Open congressional seats usually to bring out plenty of contenders on both sides of the aisle. That seems to be the case in Iowa’s First Congressional District. The seat’s current occupant, Bruce Braley, is running for the Iowa Senate in 2014. So far, three Republicans and one Democrat have announced their intentions to fill the vacancy. Another high profile Republican is likely to join the race soon.
The announced Republicans are Dubuque businessman Rod Blum, Cedar Rapids businessman Steve Rathje and Waterloo resident Jason Welch. Former Iowa Secretary of State Paul Pate is strongly considering a bid for the congressional seat, according to a source involved with organizing his campaign.
“People want a proven winner and Pate has been a state senator, secretary of state and mayor of the largest city in the district,” the source told TheIowaRepublican.com. “He has never lost to a democrat, ever. Donors, activists and the national party poohbahs have been all over him about taking this seat back for the GOP.”
Blum, Rathje and Pate, if he runs, all bring strong business backgrounds to the race. Rod Blum developed a successful software company. Steve Rathje runs International Procurement Services. Paul Pate owns an asphalt company. Because those three candidates are successful in the private sector, they will all be able to state their case regarding economic issues. However, that strength might be nullified in the primary since other candidates can boast similar credentials.
Blum and Rathje were unsuccessful in their previous congressional bids. That could prove to be a liability, according to University of Iowa political science professor Tim Hagle.
“Some Republicans may be concerned whether a candidate who was unable to win his party’s nomination would be able to win in a general election. One can certainly point to candidates who have done so before (Ronald Reagan being a prime example at the presidential level), but the candidate would need to make a strong case for another attempt,” Hagle said. “Pate’s prior public service and electoral victories would seem to set him apart from Blum and Rathje. Should he enter the race, Pate would seem to be a strong candidate.”
There are other assets that separate Blum, Rathje and Pate. Rod Blum’s tight coalition with the libertarian wing of the GOP provides a strong base of support and volunteers. He garnered 47% of the vote in the 2012 primary, exceeded many expectations, and familiarized himself with activists across the district. Blum is likely to provide a formidable challenge for his Republican opponents.
Rathje has run previously for the U.S. Senate and U.S. House. He likely learned valuable lessons from those races, while also building some grassroots support. Rathje might be looking to self-fund part of his campaign. He recently put his house on the market, with an asking price of $899,900.
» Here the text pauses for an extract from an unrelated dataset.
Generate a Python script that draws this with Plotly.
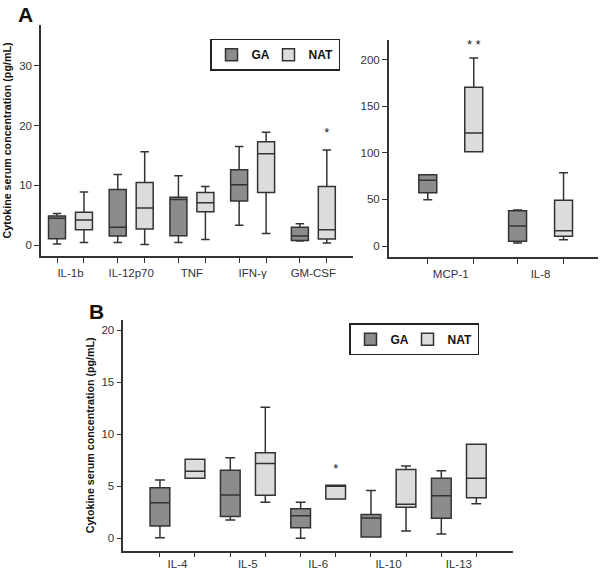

If he runs, Paul Pate brings the highest name identity into the race of the announced candidates. As a former secretary of state, voters throughout the northeast Iowa district will recognize him. Pate is also a former state senator, former president of the Iowa League of Cities, and perhaps most importantly, he served as the mayor of Cedar Rapids from 2002-2006. Almost 1/6 of the votes in the 2012 First District primary came from Linn County.
Steve Rathje is also from the Cedar Rapids area. However, he lost the county by 871 votes in the 2010 GOP Second Congressional District primary to Ottumwa native Mariannette Miller-Meeks. Incidentaly, Paul Pate endorsed his fellow Cedar Rapids resident Steve Rathje in the race.
Pate was considering running for secretary of state in 2010, but opted not to and wound up serving as the state chairman for Matt Schultz’ successful bid for that seat. There were also whispers that Pate would run for congress in 2012. Our source puts the likelihood of Pate running in 2014 at “90 percent”.
Iowa’s First Congressional District spans 20 counties and its most populous cities, along with Cedar Rapids, are Decorah, Dubuque, Marshalltown and Waterloo.
The lone Democrat to announce his intentions to run for the congressional seat is former Iowa House Speaker Pat Murphy. The Dubuque native is likely to have strong backing from the labor community in a primary race. Iowa Democrats hoped to lure State Senator Liz Mathis into the race. The former television anchor would have been very difficult to defeat in a general election.
“Murphy has been a state representative for over 20 years, and has previously been speaker and minority leader of the Iowa House. That tenure means he should have fairly good name recognition among Democrats in IA01, even outside his district,” Hagle said. “That might be a reason other Democrats have been slow to enter the race, though a few are apparently keeping their options open.”
Democrats hold a voter registration edge of more than 27,000 in this eastern Iowa district. However, with this being a mid-term election, President Obama’s coattails and organization will not be available to Iowa Democrats like they were in 2012. That bodes well for Republican candidates.
“Thus far, none of the announced or ‘thinking about it’ candidates for either party would seem to be a clear favorite,” Hagle said. “Candidates in both parties will have a lot of work ahead of them in building name recognition and familiarizing themselves with the district. Of course, turnout is much lower in midterm elections so a strong grassroots organization will be key regardless of who the parties nominate.”